How Much Does a DUI Attorney Cost?

The attorney fees for defending DUI charges vary depending on:

  • The charges – a DUI first offense will cost significantly less than a felony DUI, for example,
  • The circumstances of the case – was it a single-car accident, a DUI checkpoint case, or a case with an alleged victim, for example,
  • The estimated time that will be spent on preparing the case for trial – every case must be independently investigated and prepared for trial,
  • The likelihood that the case will go to trial – some fact patterns are more likely to result in dismissal or reduction in charges, while others are more likely to end in a trial, and
  • Whether you need to retain experts for your defense – expert witnesses on DUI investigation techniques, the Datamaster machine, or standardized field sobriety tests are not part of the attorney fees and must be paid separately.

Can a DUI conviction be Expunged in SC?

A driving under the influence conviction – including DUAC or felony DUI convictions, cannot be expunged under SC law because it is considered a traffic offense as well as a criminal offense.

Should I Just Show Up at My Initial Court Date?

If you are charged in magistrate or municipal court, the initial court date on your ticket is really your “plea date.”

The officer, the prosecutor, and the judge will attempt to get you to plead guilty to your charges, and, if you don’t, the judge can give you a “bench trial” without a jury.

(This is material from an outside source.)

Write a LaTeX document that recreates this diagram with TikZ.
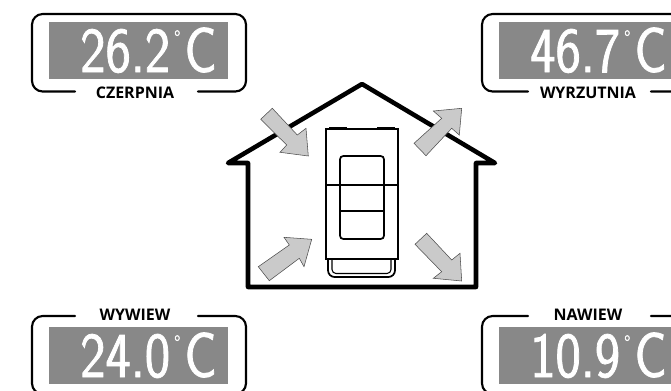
\documentclass[tikz,border=0pt]{standalone}
\usepackage{fontspec}
\newfontfamily\tagfont{Open Sans}
\newfontfamily\lcdfont{LMSans17-Regular}[FakeStretch=0.84, AutoFakeBold=1.2]
\usetikzlibrary{calc, positioning}
\definecolor{lcdgray}{HTML}{888888}
\definecolor{flowgray}{HTML}{CACACA}
\newcommand{\lcdvalue}[1]{#1\kern3pt\raisebox{0.42em}{\fontsize{16}{16}\selectfont °}\kern3pt C}
\tikzset{
  frame/.style={line width=1.6pt, rounded corners=8pt, line cap=round},
  lcd/.style={fill=lcdgray, draw=none},
  reading/.style={text=white, inner sep=0pt, anchor=base east, font=\lcdfont\bfseries\fontsize{48}{48}\selectfont},
  tag/.style={inner sep=0pt, font=\tagfont\bfseries\fontsize{12}{14}\selectfont},
  flow/.style={fill=flowgray, draw=black!70, line width=0.4pt, line join=miter},
  wall/.style={line width=3.4pt, line join=round, line cap=round},
  unit/.style={line width=1.3pt}
}
\begin{document}
\begin{tikzpicture}[x=0.75pt,y=-0.75pt]
\useasboundingbox (0,0) rectangle (671,390);

% top left panel
\draw[frame] (75,91.5) -- (32,91.5) -- (32,14) -- (246,14) -- (246,91.5) -- (198,91.5);
\fill[lcd] (49,22) rectangle (228,79);
\node[reading] (czerpniaval) at (217,72) {\lcdvalue{26.2}};
\node[tag] (czerpnia) at (135,93) {CZERPNIA};

% top right panel
\draw[frame] (528,91.5) -- (482,91.5) -- (482,14) -- (696,14) -- (696,91.5) -- (651,91.5);
\fill[lcd] (499,22) rectangle (678,79);
\node[reading] (wyrzutniaval) at (667,72) {\lcdvalue{46.7}};
\node[tag] (wyrzutnia) at (588,93) {WYRZUTNIA};

% bottom left panel
\draw[frame] (75,316) -- (32,316) -- (32,394) -- (246,394) -- (246,316) -- (198,316);
\fill[lcd] (49,327) rectangle (228,384);
\node[reading] (wywiewval) at (217,377) {\lcdvalue{24.0}};
\node[tag] (wywiew) at (135,315) {WYWIEW};

% bottom right panel
\draw[frame] (528,316) -- (482,316) -- (482,394) -- (696,394) -- (696,316) -- (651,316);
\fill[lcd] (499,327) rectangle (678,384);
\node[reading] (nawiewval) at (667,377) {\lcdvalue{10.9}};
\node[tag] (nawiew) at (588,315) {NAWIEW};

% house
\draw[wall] (248,287) -- (248,163) -- (228,163) -- (362,84) -- (495,163) -- (476,163) -- (476,287) -- cycle;

% unit
\draw[unit] (326,129) rectangle (398,259);
\draw[line width=1.9pt] (329,128.5) -- (347,128.5);
\draw[line width=1.9pt] (377,128.5) -- (395,128.5);
\draw[line width=1.7pt] (326,185) -- (398,185);
\draw[unit, rounded corners=2.5pt] (340,156) rectangle (384,239);
\draw[unit] (340,211) -- (384,211);
\draw[unit, rounded corners=5pt] (328,259) -- (328,277) -- (395,277) -- (395,259);
\draw[line width=0.8pt, rounded corners=3pt] (332,259) -- (332,273.5) -- (391,273.5) -- (391,259);

% arrows
\draw[flow] (272.3,108.3) -- (297.3,135) -- (306,128.3) -- (308.3,156) -- (280,152.3) -- (286.7,145) -- (260.7,119.3) -- cycle;
\draw[flow] (461.7,108.3) -- (433.3,111) -- (441.7,118.3) -- (414,143.3) -- (426,155.7) -- (451.7,128.3) -- (459.3,135) -- cycle;
\draw[flow] (258.3,266.7) -- (269.3,280.7) -- (299.3,258.3) -- (304,266.7) -- (311.7,239.3) -- (284,237.3) -- (289.3,245) -- cycle;
\draw[flow] (426.7,233.3) -- (415,244.3) -- (441.7,271.7) -- (433.3,278.3) -- (461.7,281) -- (460,253.3) -- (451.7,260) -- cycle;
\end{tikzpicture}
\end{document}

We often call “bench trials” slow, painful guilty pleas, because the judge will most likely convict and sentence you.

Do not show up to your initial court date without your DUI lawyer. Talk to your DUI defense attorney before the initial court date – they might decide to request your jury trial before the initial court date, and then you may not need to appear in court until your case is scheduled for a roster meeting or pretrial conference.

Do I Have to Go to Trial in My DUI Case?

Most DUI cases do not go to trial.

Your attorney must investigate your case and prepare for trial, however, before they can effectively negotiate a dismissal or reduction in charges, and, if negotiations are unsuccessful, you must be willing to try your case to a jury.